When I upgraded to Catalina, I noticed that I was able to read Hacker News again. This confused me because I edit my /etc/hosts file to block off the website. It turns out that macOS Catalina locked down system files and you can no longer edit your own /etc/hosts file.
Then the other day, I was trying to install the nix package manager to give reproducible package management a go. Nix requires you to create a /nix directory in your root folder, where all of your Nix packages will live. It does not touch your system in any way otherwise. That’s when I hit yet another roadblock: Your root directory has been locked down on Catalina and so you can’t make a folder in Root. There’s a workaround that involves, for “legacy” Macs like mine, mounting an unencrypted partition that contains your Nix folder to /nix in your root directory.
In what world do I, the owner of my laptop, not get the right to modify my own root directory? I get that many users are not informed enough about the inner-workings of a Unix or Unix-like operating system and could irreparably damage their OS install with root access, but that means Apple should put in the appropriate safeguards, not disable write in the Root directory altogether.
Yes, some very clever people in the Nix ecosystem worked out a way to get Nix to play nicely with this Catalina limitation, but this was a purely arbitrary and artificial constraint put in place by Apple. It sent a message to me: This is not your machine. Tread carefully when you use it. Apple, in its quest to protect its users from ourselves, has become hostile to tinkering. This is no different from using nonstandard pentalobe screws to hold the bottom-case in-place. Handle with care, it whispers. This is a scary machine. Modify at your own risk.
The laptop has been showing its age for quite a while and so I decided my next laptop won’t be a Mac. I can’t accept that I don’t own my machine.
I’ve ordered a System76 Lemur Pro from their website. Linux has come leaps and bounds since I first booted up Ubuntu 9.04 Jaunty Jackalope on my computer back in 2009. System76 promises full compatibility with Linux in a laptop that’s just around a kilogram. The memory and storage are fully upgradeable and the company publishes in-depth how-to instructions for your model. The company makes an effort to disable Intel Management Engine (a security risk), and the laptop firmware is open source.
The idea of voting with your wallet doesn’t work. I realize that the number of Mac users who care deeply about having write-access to the Root directory is probably not enough to affect Apple’s bottom-line in any meaningful way. That being said, the direction that macOS is heading in isn’t one I feel I can accept anymore.
I became a programmer in-part because open source demystified the computer for me. Seeing how passionate people were about various components of an operating system (window managers, compositors, init systems etc.) made me grapple with the fundamentals of the magic that made my computer work.

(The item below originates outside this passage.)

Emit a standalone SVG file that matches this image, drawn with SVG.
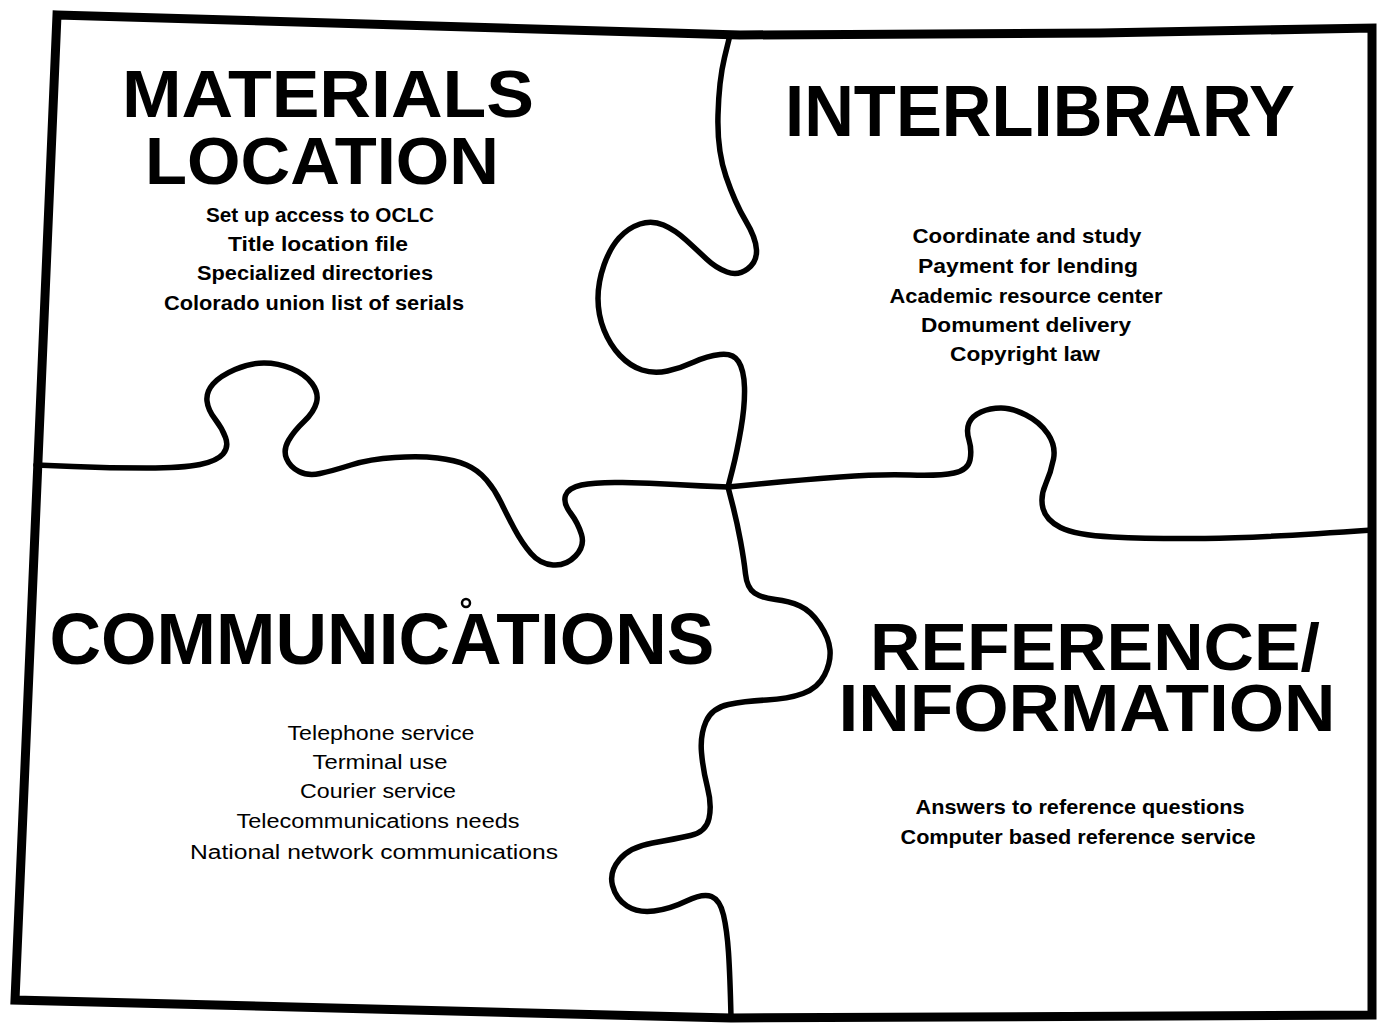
<svg xmlns="http://www.w3.org/2000/svg" width="1383" height="1024" viewBox="0 0 1383 1024">
<style>
.cut{fill:none;stroke:#000;stroke-width:5.5;stroke-linecap:round;stroke-linejoin:round}
.frame{fill:none;stroke:#000;stroke-width:9;stroke-linejoin:miter}
.head{font-family:"Liberation Sans",Arial,sans-serif;font-weight:bold;font-size:72px;fill:#000;text-anchor:middle}
.head2{font-family:"Liberation Sans",Arial,sans-serif;font-weight:bold;font-size:66px;fill:#000;text-anchor:middle}
.item{font-family:"Liberation Sans",Arial,sans-serif;font-weight:bold;font-size:21px;fill:#000;text-anchor:middle}
.light{font-family:"Liberation Sans",Arial,sans-serif;font-weight:normal;font-size:20px;fill:#000;text-anchor:middle}
</style>
<rect width="1383" height="1024" fill="#fff"/>
<g id="frame">
<path class="frame" d="M57,15 L400,25 L740,35 L1100,33 L1372,28 L1372,1015 L731,1018 L15,1000 Z"/>
</g>
<g id="cuts">
<path class="cut" d="M730,35 L724.5,57.5 Q719,80 718,115 Q717,150 726,176.5 Q735,203 745.5,220.5 Q756,238 756.5,250 Q757,262 747.5,269 Q738,276 727,272 Q716,268 706.5,259 Q697,250 686,240 Q675,230 663.5,225 Q652,220 640,224 Q628,228 619,238 Q610,248 604,265 Q598,282 598,298.5 Q598,315 604,330 Q610,345 620,355.5 Q630,366 642,370 Q654,374 667.5,371 Q681,368 694,362 Q707,356 720,354.5 Q733,353 738.5,361.5 Q744,370 744.5,387.5 Q745,405 741,428.5 Q737,452 732.5,469.5 L728,487"/>
<path class="cut" d="M728,487 L732.5,504.5 Q737,522 740.5,541 Q744,560 745.5,574 Q747,588 754.5,593 Q762,598 775.5,599.5 Q789,601 800,606 Q811,611 820,624.5 Q829,638 830,650 Q831,662 824.5,675 Q818,688 803,693.5 Q788,699 766.5,700 Q745,701 728.5,704.5 Q712,708 706,721.5 Q700,735 701.5,752.5 Q703,770 707.5,787.5 Q712,805 709,818.5 Q706,832 690.5,835.5 Q675,839 652.5,843 Q630,847 619.5,859.5 Q609,872 612.5,885.5 Q616,899 627,906 Q638,913 654,911 Q670,909 686.5,901 Q703,893 711.5,896.5 Q720,900 723.5,915 Q727,930 728.5,952.5 Q730,975 731,1017"/>
<path class="cut" d="M36,465 L73,466.5 Q110,468 146.5,468 Q183,468 200,464.5 Q217,461 223,454 Q229,447 225.5,437.5 Q222,428 215,419 Q208,410 207,401 Q206,392 213,384 Q220,376 235,369.5 Q250,363 264,363 Q278,363 291.5,368.5 Q305,374 312,383.5 Q319,393 316.5,402.5 Q314,412 304,421.5 Q294,431 288.5,440.5 Q283,450 286.5,458.5 Q290,467 299,471.5 Q308,476 320,473.5 Q332,471 351,465 Q370,459 395,457.5 Q420,456 437.5,458 Q455,460 466.5,465 Q478,470 486.5,480 Q495,490 501,502.5 Q507,515 514.5,529 Q522,543 531,553.5 Q540,564 553,565 Q566,566 575.5,556 Q585,546 581.5,534.5 Q578,523 570.5,513 Q563,503 565.5,495.5 Q568,488 581.5,485 Q595,482 622.5,482.5 Q650,483 675,484.5 Q700,486 728,487"/>
<path class="cut" d="M728,487 L764,483.5 Q800,480 840,477 Q880,474 910,475 Q940,476 954,473 Q968,470 970,460 Q972,450 969,440 Q966,430 969,423 Q972,416 981,412 Q990,408 1001,408 Q1012,408 1026,415 Q1040,422 1048,434 Q1056,446 1053.5,459 Q1051,472 1045.5,484.5 Q1040,497 1043,508.5 Q1046,520 1060.5,527.5 Q1075,535 1112.5,537 Q1150,539 1205,538.5 Q1260,538 1372,530"/>
<circle cx="466" cy="603" r="4" fill="none" stroke="#000" stroke-width="2.5"/>
</g>
<g id="materials-location">
<text class="head2" x="328" y="117" textLength="412" lengthAdjust="spacingAndGlyphs">MATERIALS</text>
<text class="head2" x="322" y="184" textLength="354" lengthAdjust="spacingAndGlyphs">LOCATION</text>
<text class="item" x="320" y="222" textLength="228" lengthAdjust="spacingAndGlyphs">Set up access to OCLC</text>
<text class="item" x="318" y="251" textLength="180" lengthAdjust="spacingAndGlyphs">Title location file</text>
<text class="item" x="315" y="280" textLength="236" lengthAdjust="spacingAndGlyphs">Specialized directories</text>
<text class="item" x="314" y="310" textLength="300" lengthAdjust="spacingAndGlyphs">Colorado union list of serials</text>
</g>
<g id="interlibrary">
<text class="head" x="1040" y="136" textLength="510" lengthAdjust="spacingAndGlyphs">INTERLIBRARY</text>
<text class="item" x="1027" y="243" textLength="229" lengthAdjust="spacingAndGlyphs">Coordinate and study</text>
<text class="item" x="1028" y="273" textLength="220" lengthAdjust="spacingAndGlyphs">Payment for lending</text>
<text class="item" x="1026" y="303" textLength="273" lengthAdjust="spacingAndGlyphs">Academic resource center</text>
<text class="item" x="1026" y="332" textLength="210" lengthAdjust="spacingAndGlyphs">Domument delivery</text>
<text class="item" x="1025" y="361" textLength="150" lengthAdjust="spacingAndGlyphs">Copyright law</text>
</g>
<g id="communications">
<text class="head" x="382" y="664" textLength="665" lengthAdjust="spacingAndGlyphs">COMMUNICATIONS</text>
<text class="light" x="381" y="740" textLength="187" lengthAdjust="spacingAndGlyphs">Telephone service</text>
<text class="light" x="380" y="769" textLength="135" lengthAdjust="spacingAndGlyphs">Terminal use</text>
<text class="light" x="378" y="798" textLength="156" lengthAdjust="spacingAndGlyphs">Courier service</text>
<text class="light" x="378" y="828" textLength="283" lengthAdjust="spacingAndGlyphs">Telecommunications needs</text>
<text class="light" x="374" y="859" textLength="368" lengthAdjust="spacingAndGlyphs">National network communications</text>
</g>
<g id="reference-information">
<text class="head2" x="1095" y="670" textLength="450" lengthAdjust="spacingAndGlyphs">REFERENCE/</text>
<text class="head2" x="1087" y="731" textLength="497" lengthAdjust="spacingAndGlyphs">INFORMATION</text>
<text class="item" x="1080" y="814" textLength="329" lengthAdjust="spacingAndGlyphs">Answers to reference questions</text>
<text class="item" x="1078" y="844" textLength="355" lengthAdjust="spacingAndGlyphs">Computer based reference service</text>
</g>
</svg>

In elementary school, I installed a virus on a friend’s parent’s computer. We immediately shut it down, and I, the resident computer ‘expert’, recommended we ‘let it rest’ as the computer ‘immune system’ fought the virus. There are many people out there like me, with very simplistic mental models for how computers work. That’s okay. That’s why abstractions exist. We abstract away the complexities so people who don’t care don’t have to think about the inner-workings of complicated systems. That’s a beautiful thing.
Beautiful abstractions are one thing, but intentionally locking down a system is another. I don’t dread a world in which usable computers mean people don’t have to think about how they work. I dread a world in which computers actively fight people who have the curiosity to dig a little deeper.
My Lemur Pro is on the way, and I’m excited to give Linux a shot again.